Global advertising in Q2 totaled USD127 billion (mainly based on published rate cards and four major media types), and the first half of 2011 closed with a +7.2 percent growth over the same period in 2010.
Highlights from Nielsen’s Global AdView Pulse report:
- Advertising revenue dropped in 16 out of 36 global markets covered by the Nielsen Global AdView Pulse
- Argentina reported the highest year-on-year quarterly increase of 28.5 percent. Egypt was the hardest hit (-51.7% YOY)
- Fast Moving Consumer Goods (FMCG) advertising posted its lowest quarterly growth since the Q1 2009 Pulse report: 4 percent globally including declines of -3.6 percent in Europe and -3.0 percent in North America.

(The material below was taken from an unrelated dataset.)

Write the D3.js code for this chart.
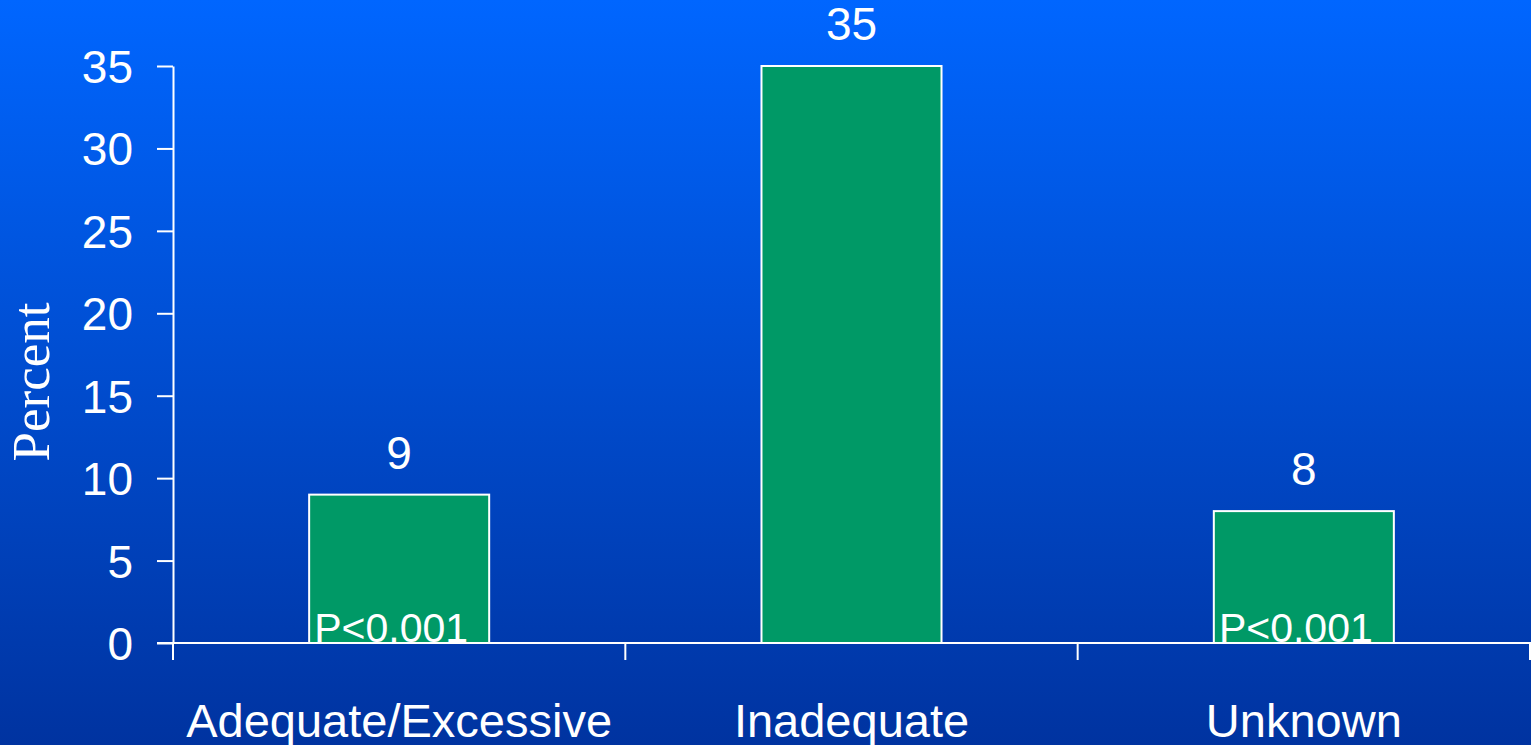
<!DOCTYPE html>
<html>
<head>
<meta charset="utf-8">
<script src="https://cdn.jsdelivr.net/npm/d3@7"></script>
<style>
  html, body { margin: 0; padding: 0; overflow: hidden; }
  svg { display: block; }
</style>
</head>
<body>
<div class="chart"></div>
<script>
// Data
const categories = ["Adequate/Excessive", "Inadequate", "Unknown"];
const values = [9, 35, 8];
const notes = ["P<0.001", "", "P<0.001"];
const yTicks = [0, 5, 10, 15, 20, 25, 30, 35];

const W = 1531, H = 745;
const plot = { left: 173, right: 1530, top: 66, bottom: 643 };

const svg = d3.select(".chart").append("svg")
    .attr("width", W)
    .attr("height", H);

// background gradient
const grad = svg.append("defs").append("linearGradient")
    .attr("id", "bg")
    .attr("x1", 0).attr("y1", 0).attr("x2", 0).attr("y2", 1);
grad.append("stop").attr("offset", "0%").attr("stop-color", "#0066ff");
grad.append("stop").attr("offset", "100%").attr("stop-color", "#0033a0");

svg.append("rect")
    .attr("width", W)
    .attr("height", H)
    .attr("fill", "url(#bg)");

// scales
const x = d3.scaleBand()
    .domain(categories)
    .range([plot.left, plot.right])
    .paddingInner(0.602)
    .paddingOuter(0.301);

const y = d3.scaleLinear()
    .domain([0, 35])
    .range([plot.bottom, plot.top]);

// bars
svg.selectAll("rect.bar")
    .data(values)
    .enter()
    .append("rect")
    .attr("class", "bar")
    .attr("x", (d, i) => x(categories[i]))
    .attr("y", d => y(d))
    .attr("width", x.bandwidth())
    .attr("height", d => y(0) - y(d))
    .attr("fill", "#009966")
    .attr("stroke", "#ffffff")
    .attr("stroke-width", 2);

// value labels above bars
svg.selectAll("text.val")
    .data(values)
    .enter()
    .append("text")
    .attr("class", "val")
    .attr("x", (d, i) => x(categories[i]) + x.bandwidth() / 2)
    .attr("y", d => y(d) - 26)
    .attr("text-anchor", "middle")
    .attr("fill", "#ffffff")
    .style("font-family", "'Liberation Sans', Arial, sans-serif")
    .style("font-size", "46px")
    .text(d => d);

// p-value notes inside bars (sit a bit left of centre)
svg.selectAll("text.note")
    .data(notes)
    .enter()
    .append("text")
    .attr("class", "note")
    .attr("x", (d, i) => x(categories[i]) + x.bandwidth() / 2 - 8)
    .attr("y", y(0) - 1)
    .attr("text-anchor", "middle")
    .attr("fill", "#ffffff")
    .style("font-family", "'Liberation Sans', Arial, sans-serif")
    .style("font-size", "41px")
    .text(d => d);

// y axis
const yAxis = svg.append("g")
    .attr("transform", `translate(${plot.left},0)`)
    .call(d3.axisLeft(y).tickValues(yTicks).tickSize(16).tickSizeOuter(0).tickPadding(24));
yAxis.select(".domain").attr("stroke", "#ffffff").attr("stroke-width", 2);
yAxis.selectAll(".tick line").attr("stroke", "#ffffff").attr("stroke-width", 2);
yAxis.selectAll(".tick text")
    .attr("fill", "#ffffff")
    .attr("dy", "0.36em")
    .style("font-family", "'Liberation Sans', Arial, sans-serif")
    .style("font-size", "46px");

// x axis line
svg.append("line")
    .attr("x1", plot.left - 16)
    .attr("x2", W)
    .attr("y1", y(0))
    .attr("y2", y(0))
    .attr("stroke", "#ffffff")
    .attr("stroke-width", 2);

// x axis ticks between categories
const bounds = d3.range(categories.length + 1).map(i => plot.left + i * x.step());
svg.selectAll("line.xtick")
    .data(bounds)
    .enter()
    .append("line")
    .attr("class", "xtick")
    .attr("x1", d => d)
    .attr("x2", d => d)
    .attr("y1", y(0))
    .attr("y2", y(0) + 17)
    .attr("stroke", "#ffffff")
    .attr("stroke-width", 2);

// category labels
svg.selectAll("text.cat")
    .data(categories)
    .enter()
    .append("text")
    .attr("class", "cat")
    .attr("x", d => x(d) + x.bandwidth() / 2)
    .attr("y", 737)
    .attr("text-anchor", "middle")
    .attr("fill", "#ffffff")
    .style("font-family", "'Liberation Sans', Arial, sans-serif")
    .style("font-size", "47px")
    .text(d => d);

// y axis title
svg.append("text")
    .attr("transform", "translate(49,382) rotate(-90)")
    .attr("text-anchor", "middle")
    .attr("fill", "#ffffff")
    .style("font-family", "'Liberation Serif', 'Times New Roman', serif")
    .style("font-size", "53px")
    .text("Percent");
</script>
</body>
</html>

- Clothing and accessories, which was among the worst hit recession categories in 2009, posted the highest quarterly year-on-year increase in Q2 – up 17.9 percent globally, driven by a 27.9 percent increase in Asia Pacific.
- While radio posted the largest percentage increase among all traditional media in Q2 (+8.2%), overall television continued to dominate global advertising, accounting for 65 percent of total spend.